- Original title: I've Got to Get Away!
- Country: United States
- Language: English
- Genre: Horror short story

Publication
- Published in: Famous Monsters of Filmland
- Publisher: Warren Publishing
- Media type: Print
- Publication date: 1994

Chronology
| Jhonathan and the Witches | Blind Willie |

= The Killer (short story) =

Short story by Stephen King

"The Killer" is a short story by Stephen King. Written in the early 1960s, it was first published in issue #202 of Famous Monsters of Filmland in spring 1994.

== Plot summary ==
The protagonist of the story awakens in a munitions factory; he is unable to remember his name or anything else. Seizing a gun, he demands that another worker tell him who he is; after the worker ignores him, he clubs him with the gun. After a man on an overhead catwalk flees from the protagonist, he shoots him; the wounded man sounds an alarm. As the protagonist attempts to flee, he is intercepted by men wielding "energy guns"; he shoots one of them before being hit with "energy beams". The story ends with the protagonist being loaded into a truck. A watching man notes that "one of them turns killer every now and then", with another man musing that "they're making these robots too good", revealing that the protagonist was a malfunctioning robot.

== Publication ==
King wrote "The Killer" as a young teenager; it is a rewrite of his story "I've Got to Get Away!", which was self-published as part of the collection People, Places and Things in 1960. King submitted "The Killer" (as Steve King) to Forrest J Ackerman for the magazine Spacemen; it was the first story he submitted for publication. While not accepted at the time, the story was later published in issue #202 of Famous Monsters of Filmland in spring 1994 with an introduction by Ackerman.

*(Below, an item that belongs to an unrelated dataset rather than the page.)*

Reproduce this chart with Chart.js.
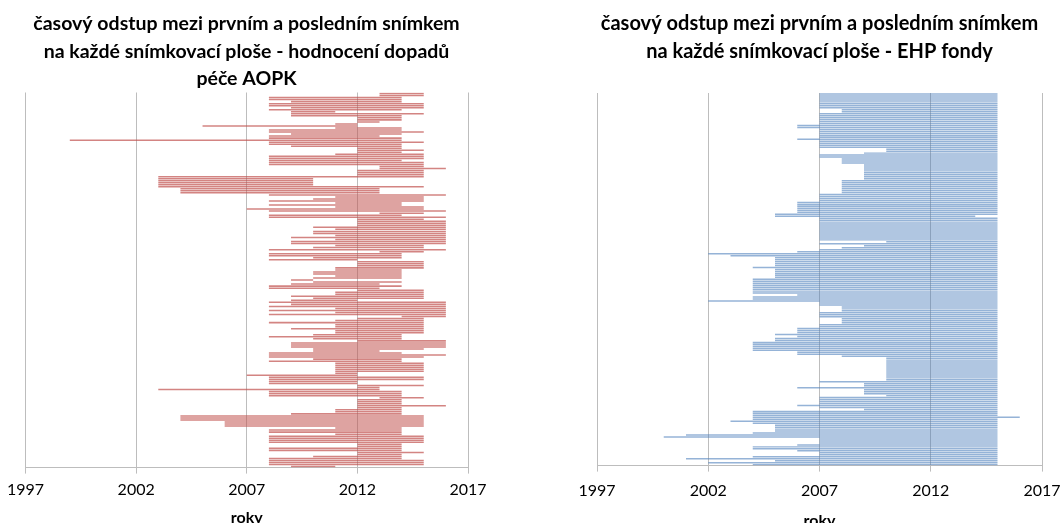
<!DOCTYPE html>
<html lang="cs">
<head>
<meta charset="utf-8" />
<title>časový odstup mezi prvním a posledním snímkem</title>
<style>
    html, body { margin: 0; padding: 0; background: #fff; overflow: hidden; }
    .panel { position: absolute; top: 0; }
    #p1 { left: 0; width: 531px; height: 531px; }
    #p2 { left: 531px; width: 560px; height: 534px; }
</style>
</head>
<body>
<div class="panel" id="p1"><canvas id="chart1"></canvas></div>
<div class="panel" id="p2"><canvas id="chart2"></canvas></div>
<script src="https://cdn.jsdelivr.net/npm/chart.js@4.4.0/dist/chart.umd.min.js"></script>
<script>
    // rok prvniho a posledniho snimku, radky shora dolu
    const aopkStart = [
        2013, 2013, 2008, 2008, 2009, 2008, 2008, 2009, 2008, 2009,
        2009, 2009, 2012, 2012, 2012, 2011, 2005, 2011, 2008, 2008,
        2009, 2008, 2008, 1999, 2008, 2008, 2009, 2012, 2012, 2012,
        2011, 2008, 2008, 2008, 2008, 2008, 2013, 2013, 2012, 2012,
        2012, 2003, 2003, 2003, 2003, 2003, 2003, 2004, 2004, 2004,
        2008, 2011, 2010, 2008, 2011, 2008, 2011, 2007, 2008, 2013,
        2008, 2008, 2012, 2012, 2012, 2012, 2010, 2011, 2010, 2010,
        2011, 2009, 2011, 2009, 2009, 2011, 2010, 2008, 2013, 2008,
        2008, 2010, 2008, 2012, 2012, 2012, 2011, 2011, 2010, 2010,
        2011, 2010, 2009, 2010, 2009, 2008, 2008, 2012, 2011, 2011,
        2009, 2010, 2009, 2008, 2009, 2008, 2011, 2008, 2011, 2008,
        2014, 2012, 2011, 2008, 2011, 2011, 2009, 2011, 2011, 2010,
        2008, 2010, 2012, 2009, 2009, 2009, 2010, 2010, 2008, 2008,
        2008, 2010, 2008, 2011, 2011, 2011, 2011, 2011, 2011, 2007,
        2008, 2008, 2008, 2008, 2012, 2012, 2003, 2008, 2008, 2008,
        2013, 2012, 2012, 2012, 2012, 2012, 2011, 2011, 2009, 2004,
        2004, 2004, 2006, 2006, 2006, 2011, 2008, 2008, 2011, 2008,
        2008, 2008, 2008, 2012, 2012, 2008, 2008, 2012, 2012, 2010,
        2008, 2008, 2008, 2008, 2009
    ];
    const aopkEnd = [
        2015, 2015, 2014, 2014, 2014, 2015, 2015, 2015, 2014, 2011,
        2015, 2014, 2014, 2014, 2013, 2012, 2012, 2014, 2014, 2015,
        2014, 2013, 2014, 2014, 2015, 2014, 2014, 2014, 2015, 2014,
        2015, 2015, 2015, 2014, 2015, 2015, 2015, 2016, 2015, 2015,
        2015, 2015, 2010, 2010, 2010, 2010, 2015, 2013, 2013, 2013,
        2016, 2015, 2015, 2015, 2014, 2014, 2015, 2015, 2016, 2015,
        2014, 2016, 2015, 2016, 2016, 2016, 2016, 2016, 2016, 2016,
        2016, 2016, 2016, 2016, 2016, 2015, 2015, 2016, 2015, 2014,
        2014, 2014, 2012, 2015, 2015, 2015, 2015, 2014, 2014, 2014,
        2014, 2014, 2010, 2014, 2013, 2014, 2013, 2015, 2015, 2015,
        2015, 2015, 2012, 2016, 2016, 2016, 2016, 2016, 2016, 2016,
        2016, 2015, 2015, 2015, 2015, 2015, 2015, 2015, 2015, 2014,
        2014, 2014, 2016, 2016, 2016, 2016, 2015, 2013, 2014, 2016,
        2015, 2014, 2014, 2015, 2015, 2015, 2015, 2015, 2012, 2012,
        2015, 2015, 2012, 2012, 2015, 2013, 2013, 2014, 2014, 2014,
        2015, 2014, 2014, 2014, 2016, 2014, 2014, 2014, 2014, 2015,
        2015, 2015, 2015, 2015, 2015, 2014, 2014, 2014, 2014, 2015,
        2015, 2015, 2015, 2014, 2014, 2014, 2014, 2015, 2014, 2014,
        2014, 2015, 2015, 2015, 2011
    ];

    const ehpStart = [
        2007, 2007, 2007, 2007, 2007, 2007, 2007, 2007, 2008, 2008,
        2007, 2007, 2007, 2007, 2007, 2007, 2006, 2006, 2007, 2007,
        2007, 2007, 2007, 2006, 2007, 2007, 2007, 2007, 2010, 2010,
        2009, 2007, 2007, 2008, 2008, 2008, 2009, 2009, 2009, 2009,
        2009, 2009, 2009, 2009, 2008, 2008, 2008, 2008, 2008, 2008,
        2008, 2007, 2007, 2007, 2007, 2006, 2006, 2006, 2006, 2006,
        2006, 2005, 2005, 2007, 2007, 2007, 2007, 2007, 2007, 2007,
        2007, 2007, 2007, 2007, 2007, 2010, 2007, 2009, 2008, 2007,
        2006, 2002, 2003, 2005, 2005, 2005, 2005, 2005, 2004, 2005,
        2005, 2005, 2005, 2005, 2004, 2004, 2004, 2004, 2004, 2004,
        2004, 2004, 2006, 2004, 2004, 2002, 2007, 2007, 2008, 2008,
        2008, 2007, 2007, 2007, 2008, 2008, 2008, 2007, 2007, 2006,
        2006, 2006, 2005, 2006, 2005, 2005, 2004, 2004, 2004, 2004,
        2004, 2006, 2006, 2008, 2010, 2010, 2010, 2010, 2010, 2010,
        2010, 2010, 2010, 2010, 2010, 2010, 2007, 2009, 2009, 2006,
        2009, 2009, 2009, 2010, 2007, 2007, 2007, 2007, 2006, 2007,
        2009, 2004, 2004, 2004, 2004, 2004, 2003, 2004, 2005, 2005,
        2005, 2005, 2004, 2001, 2000, 2007, 2007, 2007, 2006, 2004,
        2004, 2006, 2007, 2007, 2004, 2001, 2005, 2002, 2004
    ];
    const ehpEnd = [
        2015, 2015, 2015, 2015, 2015, 2015, 2015, 2015, 2015, 2015,
        2015, 2015, 2015, 2015, 2015, 2015, 2015, 2015, 2015, 2015,
        2015, 2015, 2015, 2015, 2015, 2015, 2015, 2015, 2015, 2015,
        2015, 2015, 2015, 2015, 2015, 2015, 2015, 2015, 2015, 2015,
        2015, 2015, 2015, 2015, 2015, 2015, 2015, 2015, 2015, 2015,
        2015, 2015, 2015, 2015, 2015, 2015, 2015, 2015, 2015, 2015,
        2015, 2015, 2014, 2015, 2015, 2015, 2015, 2015, 2015, 2015,
        2015, 2015, 2015, 2015, 2015, 2015, 2015, 2015, 2015, 2015,
        2015, 2015, 2015, 2015, 2015, 2015, 2015, 2015, 2015, 2015,
        2015, 2015, 2015, 2015, 2015, 2015, 2015, 2015, 2015, 2015,
        2015, 2015, 2015, 2015, 2015, 2015, 2015, 2015, 2015, 2015,
        2015, 2015, 2015, 2015, 2015, 2015, 2015, 2015, 2015, 2015,
        2015, 2015, 2015, 2015, 2015, 2015, 2015, 2015, 2015, 2015,
        2015, 2015, 2015, 2015, 2015, 2015, 2015, 2015, 2015, 2015,
        2015, 2015, 2015, 2015, 2015, 2015, 2015, 2015, 2015, 2015,
        2015, 2015, 2015, 2015, 2015, 2015, 2015, 2015, 2015, 2015,
        2015, 2015, 2015, 2015, 2016, 2015, 2015, 2015, 2015, 2015,
        2015, 2015, 2015, 2015, 2015, 2015, 2015, 2015, 2015, 2015,
        2015, 2015, 2015, 2015, 2015, 2015, 2015, 2015, 2015
    ];

    const yearTicks = [1997, 2002, 2007, 2012, 2017];

    const title1 = ['časový odstup mezi prvním a posledním snímkem',
        'na každé snímkovací ploše - hodnocení dopadů', 'péče AOPK'];
    const title2 = ['časový odstup mezi prvním a posledním snímkem',
        'na každé snímkovací ploše - EHP fondy'];

    Chart.defaults.font.family = 'Lato';
    Chart.defaults.color = '#000';

    function makeChart(id, title, starts, ends, color, pad, titleSize, titlePadBottom, tickPad, rokyPad) {
        const rows = starts.map((s, i) => [s, ends[i]]);
        const labels = starts.map((s, i) => String(i + 1));

        return new Chart(document.getElementById(id), {
            type: 'bar',
            data: {
                labels: labels,
                datasets: [{
                    data: rows,
                    backgroundColor: color,
                    borderWidth: 0,
                    categoryPercentage: 1,
                    barPercentage: 0.75
                }]
            },
            options: {
                indexAxis: 'y',
                responsive: true,
                maintainAspectRatio: false,
                animation: false,
                devicePixelRatio: 1,
                layout: { padding: pad },
                plugins: {
                    legend: { display: false },
                    tooltip: { enabled: false },
                    title: {
                        display: true,
                        text: title,
                        color: '#000',
                        font: { size: titleSize, weight: 'bold', lineHeight: 27.5 / titleSize },
                        padding: { top: 10, bottom: titlePadBottom }
                    }
                },
                scales: {
                    y: { display: false },
                    x: {
                        type: 'linear',
                        min: 1997,
                        max: 2017,
                        afterBuildTicks: (axis) => {
                            axis.ticks = yearTicks.map(v => ({ value: v }));
                        },
                        ticks: {
                            padding: tickPad,
                            font: { size: 16 },
                            color: '#000',
                            maxRotation: 0,
                            callback: (v) => String(v)
                        },
                        grid: { color: '#bdbdbd', lineWidth: 1, tickLength: 6 },
                        border: { display: true, color: '#bdbdbd' },
                        title: {
                            display: true,
                            text: 'roky',
                            color: '#000',
                            font: { size: 16, weight: 'bold' },
                            padding: { top: rokyPad, bottom: 4 }
                        }
                    }
                }
            }
        });
    }

    makeChart('chart1', title1, aopkStart, aopkEnd, 'rgba(192, 80, 77, 0.7)',
        { left: 25, right: 63, top: 0, bottom: 0 }, 19.5, 0, 7, 1);
    makeChart('chart2', title2, ehpStart, ehpEnd, 'rgba(79, 129, 189, 0.6)',
        { left: 66, right: 49, top: 0, bottom: 0 }, 20, 28, 10, 0);
</script>
</body>
</html>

It has never been collected. The reprint came about after Ackerman paid a visit to King's house and read him the story; after King failed to guess the author, Ackerman revealed that King himself had written the story.

== Reception ==
Rocky Wood describes "The Killer" as "derivative of pulp fiction" but "fairly well written for a probably 13 or 14 year old". Stephen Spignesi describes the story as "an early example of King's frequent motif of out-of-control technology", comparing it to works such as "Trucks", "The Mangler", and "Obits". Spignesi also states that, "in tone and technique it comes across as something that was probably written a short time after that eclectic potpourri of juvenilia". Reflecting on the story, King wrote "I was still in the Ro-Man phase of my development, and this particular tale undoubtedly owed a great deal to the killer ape with the goldfish bowl on his head."